Nicht das erste Wasser-Problem
Der Unmut über die ganze Chlorothalonil-Geschichte ist im 460-Seelen-Dorf im Seeland gross. Denn erst vor 15 Jahren hatte Fräschels schon einmal mit verschmutztem Wasser zu kämpfen. Gemeinderat Schwab erinnert sich noch gut: «Damals war Nitrat das Problem.» Man habe deshalb für viel Geld eine neue Quelle suchen müssen. «Wir waren glücklich und haben gedacht, wir hätten das Problem damit gelöst.» Doch jetzt wird es für den Steuerzahler wohl schon wieder teuer.
Nicht nur auf Fräschels kommen hohe Kosten zu. Avenir Suisse schätzt, dass Pestizide Folgekosten von rund 100 Millionen Franken pro Jahr verursachen. Weil Chlorothalonil-Rückstände nur mit sehr aufwendigen Verfahren eliminiert werden können, könnten die Kosten sogar noch höher ausfallen.
Politiker wollen Bund in der Pflicht nehmen
Angesichts dieser Aussichten will die Waadtländer Ständerätin Adèle Thorens Goumaz (48), dass der Bund den Gemeinden unter die Arme greift. «Der Bund hat die Verwendung des Pestizids während Jahrzehnten erlaubt. Er muss sich deshalb an den Kosten beteiligen, die nun anfallen, um das Wasser wieder sauber zu bekommen», findet die Grüne. Dieser Meinung ist auch Gemeinderat Schwab. «Niemand hat etwas Verbotenes gemacht, das Mittel war zugelassen.»

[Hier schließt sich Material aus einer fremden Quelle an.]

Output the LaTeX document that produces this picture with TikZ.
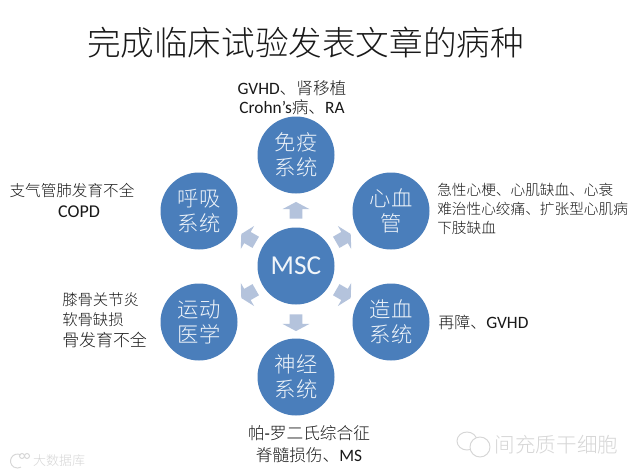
\documentclass[tikz,border=0pt]{standalone}
\usepackage{fontspec}
\usetikzlibrary{shapes.arrows}
\setmainfont{Carlito}
\newfontfamily\cjk{Noto Sans CJK SC Light}
\newcommand{\fs}[2]{\fontsize{#1}{#2}\selectfont}
\definecolor{circ}{HTML}{4A7EBB}
\definecolor{arr}{HTML}{B4C3DC}
\definecolor{wm}{HTML}{D6D6D6}
\tikzset{
  x=0.75pt,y=-0.75pt,
  bubble/.style={circle,fill=circ,minimum size=57.75pt,inner sep=0pt,text=white!92!circ,align=center},
  sat/.style={bubble,font=\cjk\fs{16}{18.6}},
  hub/.style={bubble,font=\fs{20.5}{22}},
  blockarrow/.style={single arrow,fill=arr,minimum width=20pt,minimum height=12.5pt,inner sep=4.5pt,single arrow head extend=5pt,single arrow head indent=0pt,single arrow tip angle=124},
  txt/.style={inner sep=0pt,text=black!90,font=\fs{13}{14.5}},
  wmtext/.style={inner sep=0pt,text=wm,font=\cjk\fs{15.4}{16}}
}
\begin{document}
\begin{tikzpicture}
\useasboundingbox (0,0) rectangle (640,475);
\fill[white] (0,0) rectangle (640,475);
\node[inner sep=0pt,font=\cjk\fs{25.2}{26},text=black!90] (title) at (305.5,43) {完成临床试验发表文章的病种};
\node[hub] (msc) at (296,266) {MSC};
\node[sat] (immune) at (296,155) {免疫\\系统};
\node[sat] (heart) at (391,211) {心血\\管};
\node[sat] (blood) at (391,322) {造血\\系统};
\node[sat] (nerve) at (296,377) {神经\\系统};
\node[sat] (sport) at (199,322) {运动\\医学};
\node[sat] (resp) at (199,211) {呼吸\\系统};
\node[blockarrow,rotate=90] (a1) at (296,212) {};
\node[blockarrow,rotate=30] (a2) at (342,239) {};
\node[blockarrow,rotate=-30] (a3) at (342,293) {};
\node[blockarrow,rotate=-90] (a4) at (296,321) {};
\node[blockarrow,rotate=210] (a5) at (250,293) {};
\node[blockarrow,rotate=150] (a6) at (250,239) {};
\node[txt,align=center] (t1) at (292,97.5) {GVHD{\cjk\fs{12.5}{14.5}、肾移植}\\Crohn’s{\cjk\fs{12.5}{14.5}病、}RA};
\node[txt,align=center,font=\fs{13.5}{15.5}] (t2) at (72,200.5) {{\cjk\fs{11.7}{15.5}支气管肺发育不全}\\\hspace*{10.5pt}COPD};
\node[txt,anchor=west,align=left,font=\cjk\fs{11}{14.3}] (t3) at (437,209) {急性心梗、心肌缺血、心衰\\难治性心绞痛、扩张型心肌病\\下肢缺血};
\node[txt,anchor=west] (t4) at (438,322) {{\cjk\fs{12}{14.5}再障、}GVHD};
\node[txt,anchor=west,align=left,font=\cjk\fs{11.5}{15.5}] (t5) at (62,320) {膝骨关节炎\\软骨缺损\\{\fs{12.7}{15.5}骨发育不全}};
\node[txt,align=center,font=\fs{13}{16.5}] (t6) at (309,444) {{\cjk\fs{12.5}{16.5}帕}-{\cjk\fs{12.5}{16.5}罗二氏综合征}\\{\cjk\fs{12.5}{16.5}脊髓损伤、}MS};
% watermarks
\node[wmtext] (w1) at (556.5,445) {间充质干细胞};
\draw[wm,line width=0.7pt] (467,441) ellipse [x radius=10,y radius=9];
\fill[white] (480,447) ellipse [x radius=10,y radius=10];
\draw[wm,line width=0.7pt] (480,447) ellipse [x radius=10,y radius=10];
\node[wmtext,font=\cjk\fs{9.75}{11}] (w2) at (59,461) {大数据库};
\draw[wm,line width=0.7pt] (21,455) arc (300:60:7);
\draw[wm,line width=0.7pt] (22,456) circle [radius=2.5];
\draw[wm,line width=0.7pt] (27,456) circle [radius=2.5];
\end{tikzpicture}
\end{document}
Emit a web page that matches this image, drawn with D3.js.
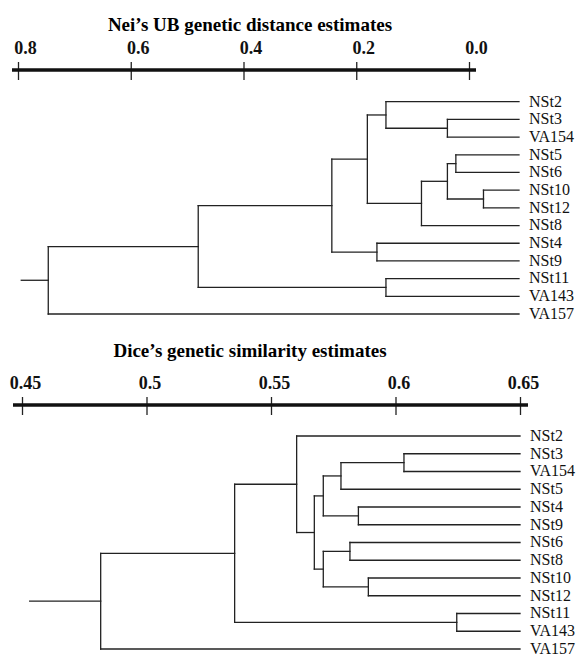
<!DOCTYPE html>
<html>
<head>
<meta charset="utf-8">
<script src="https://cdn.jsdelivr.net/npm/d3@7"></script>
<style>
  body { margin: 0; background: #fff; }
  svg { display: block; font-family: "Liberation Serif", "Times New Roman", serif; }
  .title { font-weight: bold; font-size: 19px; }
  .tick text { font-weight: bold; font-size: 18px; fill: #111; }
  .leaf { font-size: 16px; fill: #111; }
</style>
</head>
<body>
<div id="chart"></div>
<script>
// leaf order as drawn, top to bottom
var neiLeaves = ["NSt2", "NSt3", "VA154", "NSt5", "NSt6", "NSt10", "NSt12", "NSt8", "NSt4", "NSt9", "NSt11", "VA143", "VA157"];
// merges: [child a, child b, distance]  (Cn = n-th merge)
var neiMerges = [
  ["NSt3", "VA154", 0.127],
  ["NSt2", "C1", 0.236],
  ["NSt5", "NSt6", 0.112],
  ["NSt10", "NSt12", 0.063],
  ["C3", "C4", 0.127],
  ["C5", "NSt8", 0.173],
  ["C2", "C6", 0.269],
  ["NSt4", "NSt9", 0.252],
  ["C7", "C8", 0.332],
  ["NSt11", "VA143", 0.236],
  ["C9", "C10", 0.569],
  ["C11", "VA157", 0.835]
];
var neiTicks = [0.8, 0.6, 0.4, 0.2, 0.0];

var diceLeaves = ["NSt2", "NSt3", "VA154", "NSt5", "NSt4", "NSt9", "NSt6", "NSt8", "NSt10", "NSt12", "NSt11", "VA143", "VA157"];
var diceMerges = [
  ["NSt3", "VA154", 0.6034],
  ["C1", "NSt5", 0.5781],
  ["NSt4", "NSt9", 0.5851],
  ["C2", "C3", 0.5710],
  ["NSt6", "NSt8", 0.5817],
  ["NSt10", "NSt12", 0.5891],
  ["C5", "C6", 0.5710],
  ["C4", "C7", 0.5674],
  ["NSt2", "C8", 0.5603],
  ["NSt11", "VA143", 0.6246],
  ["C9", "C10", 0.5354],
  ["C11", "VA157", 0.4816]
];
var diceTicks = [0.45, 0.5, 0.55, 0.6, 0.65];

var width = 579, height = 657;

var svg = d3.select("#chart").append("svg")
    .attr("width", width)
    .attr("height", height);

// turn a merge list into a nested tree for d3.hierarchy
function buildTree(merges, leafValue) {
  var nodes = {};
  merges.forEach(function(m, i) {
    var kids = [m[0], m[1]].map(function(k) {
      return nodes[k] || { name: k, value: leafValue };
    });
    nodes["C" + (i + 1)] = { name: "C" + (i + 1), value: m[2], children: kids };
  });
  return d3.hierarchy(nodes["C" + merges.length]);
}

function drawPanel(opt) {
  var g = svg.append("g");

  g.append("text")
    .attr("class", "title")
    .attr("x", opt.titleX)
    .attr("y", opt.titleY)
    .attr("text-anchor", "middle")
    .text(opt.title);

  // axis
  var axis = d3.axisTop(opt.axisScale)
    .tickValues(opt.ticks)
    .tickFormat(opt.format)
    .tickSizeOuter(0);

  var ax = g.append("g")
    .attr("transform", "translate(0," + opt.axisY + ")")
    .call(axis)
    .attr("font-family", null)
    .attr("font-size", null);
  ax.select(".domain").remove();
  ax.selectAll(".tick line")
    .attr("y1", 10).attr("y2", -8)
    .attr("stroke", "#222").attr("stroke-width", 1.3);
  ax.selectAll(".tick text")
    .attr("y", -16)
    .attr("dx", opt.labelDx)
    .attr("dy", 0);

  var r = opt.axisScale.range();
  ax.append("line")
    .attr("x1", r[0] - opt.barPad[0]).attr("x2", r[1] + opt.barPad[1])
    .attr("stroke", "#111").attr("stroke-width", 3.5);

  // dendrogram
  var root = buildTree(opt.merges, opt.leafValue);
  var y = d3.scaleLinear().domain([0, opt.leaves.length - 1]).range(opt.leafRange);
  var x = opt.treeScale;

  root.leaves().forEach(function(d, i) { d.py = y(i); });
  root.eachAfter(function(d) {
    if (d.children) d.py = d3.mean(d.children, function(c) { return c.py; });
  });

  var lines = [];
  root.each(function(d) {
    if (!d.children) return;
    var xs = x(d.data.value);
    lines.push([xs, d3.min(d.children, function(c) { return c.py; }), xs, d3.max(d.children, function(c) { return c.py; })]);
    d.children.forEach(function(c) {
      lines.push([xs, c.py, x(c.data.value), c.py]);
    });
  });
  lines.push([x(root.data.value) - opt.stub, root.py, x(root.data.value), root.py]);

  g.append("g").selectAll("line")
    .data(lines)
    .enter().append("line")
    .attr("x1", function(d) { return d[0]; })
    .attr("y1", function(d) { return d[1]; })
    .attr("x2", function(d) { return d[2]; })
    .attr("y2", function(d) { return d[3]; })
    .attr("stroke", "#222")
    .attr("stroke-width", 1.3)
    .attr("stroke-linecap", "square");

  g.append("g").selectAll("text")
    .data(root.leaves())
    .enter().append("text")
    .attr("class", "leaf")
    .attr("x", function(d) { return x(d.data.value) + 10; })
    .attr("y", function(d) { return d.py; })
    .attr("dy", "0.3em")
    .text(function(d) { return d.data.name; });
}

drawPanel({
  title: "Nei\u2019s UB genetic distance estimates",
  titleX: 250, titleY: 31,
  axisScale: d3.scaleLinear().domain([0.8, 0]).range([18, 469]),
  ticks: neiTicks,
  format: d3.format(".1f"),
  labelDx: 7,
  axisY: 70,
  barPad: [6, 7],
  merges: neiMerges,
  leaves: neiLeaves,
  leafValue: 0,
  treeScale: d3.scaleLinear().domain([0, 0.8]).range([519, 68]),
  leafRange: [101.7, 314],
  stub: 27
});

drawPanel({
  title: "Dice\u2019s genetic similarity estimates",
  titleX: 250, titleY: 357,
  axisScale: d3.scaleLinear().domain([0.45, 0.65]).range([22, 520]),
  ticks: diceTicks,
  format: function(d) { return String(d); },
  labelDx: 3,
  axisY: 405,
  barPad: [9, 8],
  merges: diceMerges,
  leaves: diceLeaves,
  leafValue: 0.65,
  treeScale: d3.scaleLinear().domain([0.45, 0.65]).range([22, 520]),
  leafRange: [436, 649],
  stub: 71
});
</script>
</body>
</html>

Thorens fordert den Bund auf, eine Auslegeordnung und konkrete Vorschläge zu machen, wie Gemeinden geholfen werden kann. Nächste Woche entscheidet der Ständerat, ob er den Bund damit beauftragt.
Bund weist Verantwortung von sich
Zwei weitere Vorstösse sind bereits in der Pipeline, die den Bund ebenfalls in die Pflicht nehmen. Einer davon stammt von FDP-Nationalrat Kurt Fluri (65), den das Thema als Solothurner Stadtpräsident und Präsident des Städteverbands besonders betrifft. So gehört Solothurn zu den Kantonen, in denen das Wasser am stärksten belastet ist. Eine konkrete Möglichkeit, die die Politiker ins Auge fassen, ist eine Abgabe auf Pestizide.
Die Forderungen haben es im Parlament sicherlich nicht leicht, doch chancenlos sind sie nicht. Über die Hälfte der Kantone ist schliesslich vom Chlorothalonil-Problem betroffen. Der Bundesrat indes weist jegliche Verantwortung von sich und schiebt sie auf die Kantone. Sie müssten das Wasser besser schützen, indem sie um Trinkwasserfassungen herum grössere Schutzbereiche festlegen. Dort dürfen keine Pestizide eingesetzt werden. Das mag langfristig eine Lösung sein. Kurzfristig bringt es den Gemeinden indes nichts.